_TASK DETAILS_
Could you print every line from the first one of the records below through the line containing "log frequency axis.", with both included and nothing else?
>> begin DATA LINES
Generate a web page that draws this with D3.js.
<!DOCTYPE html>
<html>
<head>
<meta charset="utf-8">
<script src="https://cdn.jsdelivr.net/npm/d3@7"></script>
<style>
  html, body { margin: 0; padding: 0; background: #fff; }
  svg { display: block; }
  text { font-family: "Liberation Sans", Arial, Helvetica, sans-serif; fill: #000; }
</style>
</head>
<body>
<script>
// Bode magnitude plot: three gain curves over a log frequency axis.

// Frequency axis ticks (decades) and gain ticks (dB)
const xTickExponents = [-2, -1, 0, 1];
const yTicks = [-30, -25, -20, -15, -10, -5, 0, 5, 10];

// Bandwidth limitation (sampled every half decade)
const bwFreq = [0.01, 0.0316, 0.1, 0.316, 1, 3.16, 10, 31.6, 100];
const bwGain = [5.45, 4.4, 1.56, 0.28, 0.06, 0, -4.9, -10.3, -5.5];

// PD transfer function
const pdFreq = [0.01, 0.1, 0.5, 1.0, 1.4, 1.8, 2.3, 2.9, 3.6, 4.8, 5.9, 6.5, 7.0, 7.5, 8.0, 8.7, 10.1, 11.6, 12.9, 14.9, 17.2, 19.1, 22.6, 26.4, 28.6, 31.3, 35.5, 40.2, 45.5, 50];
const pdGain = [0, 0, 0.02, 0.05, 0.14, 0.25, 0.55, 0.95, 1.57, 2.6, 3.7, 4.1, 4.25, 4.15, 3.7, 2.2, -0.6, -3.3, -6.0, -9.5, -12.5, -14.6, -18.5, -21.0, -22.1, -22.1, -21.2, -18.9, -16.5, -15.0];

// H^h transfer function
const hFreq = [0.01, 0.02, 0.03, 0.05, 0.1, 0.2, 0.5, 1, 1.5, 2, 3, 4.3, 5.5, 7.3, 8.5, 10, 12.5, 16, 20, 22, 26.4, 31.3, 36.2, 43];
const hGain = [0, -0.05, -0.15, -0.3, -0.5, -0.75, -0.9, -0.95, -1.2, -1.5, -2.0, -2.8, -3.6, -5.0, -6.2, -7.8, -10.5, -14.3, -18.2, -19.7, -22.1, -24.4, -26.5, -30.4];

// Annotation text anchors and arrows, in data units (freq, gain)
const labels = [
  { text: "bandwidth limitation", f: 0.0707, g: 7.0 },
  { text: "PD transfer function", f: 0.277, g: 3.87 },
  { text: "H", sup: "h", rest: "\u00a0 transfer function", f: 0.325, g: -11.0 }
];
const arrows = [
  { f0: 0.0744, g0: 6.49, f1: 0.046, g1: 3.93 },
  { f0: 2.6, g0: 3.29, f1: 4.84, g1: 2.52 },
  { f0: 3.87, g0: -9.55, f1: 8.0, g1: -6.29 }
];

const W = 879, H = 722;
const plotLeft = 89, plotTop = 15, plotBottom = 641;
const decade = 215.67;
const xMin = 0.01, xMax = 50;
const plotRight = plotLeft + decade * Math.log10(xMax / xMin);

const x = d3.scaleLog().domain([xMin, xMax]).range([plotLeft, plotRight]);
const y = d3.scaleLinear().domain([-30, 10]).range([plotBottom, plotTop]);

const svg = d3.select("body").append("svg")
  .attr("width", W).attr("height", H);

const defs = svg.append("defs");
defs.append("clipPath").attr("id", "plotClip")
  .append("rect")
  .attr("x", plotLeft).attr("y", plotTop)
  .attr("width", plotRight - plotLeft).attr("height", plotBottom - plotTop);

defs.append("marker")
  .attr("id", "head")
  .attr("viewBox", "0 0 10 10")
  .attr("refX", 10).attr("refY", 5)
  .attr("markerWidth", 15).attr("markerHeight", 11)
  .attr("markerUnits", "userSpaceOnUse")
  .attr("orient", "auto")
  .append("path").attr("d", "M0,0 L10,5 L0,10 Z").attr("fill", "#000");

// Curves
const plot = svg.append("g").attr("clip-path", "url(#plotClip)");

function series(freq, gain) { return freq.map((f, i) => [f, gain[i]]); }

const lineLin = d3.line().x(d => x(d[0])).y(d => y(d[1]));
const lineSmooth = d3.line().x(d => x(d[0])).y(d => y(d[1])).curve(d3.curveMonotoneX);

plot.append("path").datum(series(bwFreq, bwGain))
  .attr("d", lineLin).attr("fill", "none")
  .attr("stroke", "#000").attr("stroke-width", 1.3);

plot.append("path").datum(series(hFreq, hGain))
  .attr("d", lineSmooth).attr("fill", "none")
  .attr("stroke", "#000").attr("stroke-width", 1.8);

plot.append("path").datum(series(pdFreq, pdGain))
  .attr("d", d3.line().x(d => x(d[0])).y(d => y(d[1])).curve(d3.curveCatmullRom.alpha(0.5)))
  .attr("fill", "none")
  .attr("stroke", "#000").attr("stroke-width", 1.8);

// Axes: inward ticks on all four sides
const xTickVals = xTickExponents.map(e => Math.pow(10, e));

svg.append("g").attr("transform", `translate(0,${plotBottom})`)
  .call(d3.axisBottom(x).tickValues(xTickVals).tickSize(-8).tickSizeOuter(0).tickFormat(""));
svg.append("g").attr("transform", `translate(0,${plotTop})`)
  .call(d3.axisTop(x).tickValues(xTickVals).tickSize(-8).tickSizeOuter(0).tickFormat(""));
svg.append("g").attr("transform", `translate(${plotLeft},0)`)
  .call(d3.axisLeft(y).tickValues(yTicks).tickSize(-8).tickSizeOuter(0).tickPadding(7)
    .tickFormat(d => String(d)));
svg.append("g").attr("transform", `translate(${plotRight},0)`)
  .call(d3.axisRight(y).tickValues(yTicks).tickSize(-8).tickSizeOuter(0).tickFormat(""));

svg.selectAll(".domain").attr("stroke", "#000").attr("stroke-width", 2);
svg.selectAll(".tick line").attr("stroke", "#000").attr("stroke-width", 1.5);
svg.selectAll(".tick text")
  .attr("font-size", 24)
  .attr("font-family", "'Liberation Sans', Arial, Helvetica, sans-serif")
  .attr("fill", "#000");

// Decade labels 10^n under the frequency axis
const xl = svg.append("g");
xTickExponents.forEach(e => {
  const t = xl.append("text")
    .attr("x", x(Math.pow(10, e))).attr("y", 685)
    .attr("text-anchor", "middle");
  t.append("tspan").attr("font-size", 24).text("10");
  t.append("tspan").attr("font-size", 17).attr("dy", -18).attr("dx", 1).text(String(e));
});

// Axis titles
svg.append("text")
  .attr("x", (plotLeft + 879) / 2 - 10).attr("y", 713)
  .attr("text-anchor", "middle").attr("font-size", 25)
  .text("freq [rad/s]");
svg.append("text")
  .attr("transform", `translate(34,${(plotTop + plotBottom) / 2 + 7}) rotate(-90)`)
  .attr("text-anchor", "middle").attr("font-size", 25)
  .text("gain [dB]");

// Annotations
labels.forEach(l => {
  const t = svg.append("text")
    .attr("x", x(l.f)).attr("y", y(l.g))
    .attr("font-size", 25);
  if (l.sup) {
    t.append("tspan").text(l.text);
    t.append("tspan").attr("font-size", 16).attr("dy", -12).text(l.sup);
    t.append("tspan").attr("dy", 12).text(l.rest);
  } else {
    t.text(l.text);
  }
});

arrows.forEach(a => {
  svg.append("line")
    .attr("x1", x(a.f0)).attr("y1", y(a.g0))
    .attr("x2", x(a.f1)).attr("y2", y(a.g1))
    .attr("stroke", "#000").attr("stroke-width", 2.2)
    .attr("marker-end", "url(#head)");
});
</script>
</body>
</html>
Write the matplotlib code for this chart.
>> end DATA LINES
_RESULT OF THIS TASK_
Generate a web page that draws this with D3.js.
<!DOCTYPE html>
<html>
<head>
<meta charset="utf-8">
<script src="https://cdn.jsdelivr.net/npm/d3@7"></script>
<style>
  html, body { margin: 0; padding: 0; background: #fff; }
  svg { display: block; }
  text { font-family: "Liberation Sans", Arial, Helvetica, sans-serif; fill: #000; }
</style>
</head>
<body>
<script>
// Bode magnitude plot: three gain curves over a log frequency axis.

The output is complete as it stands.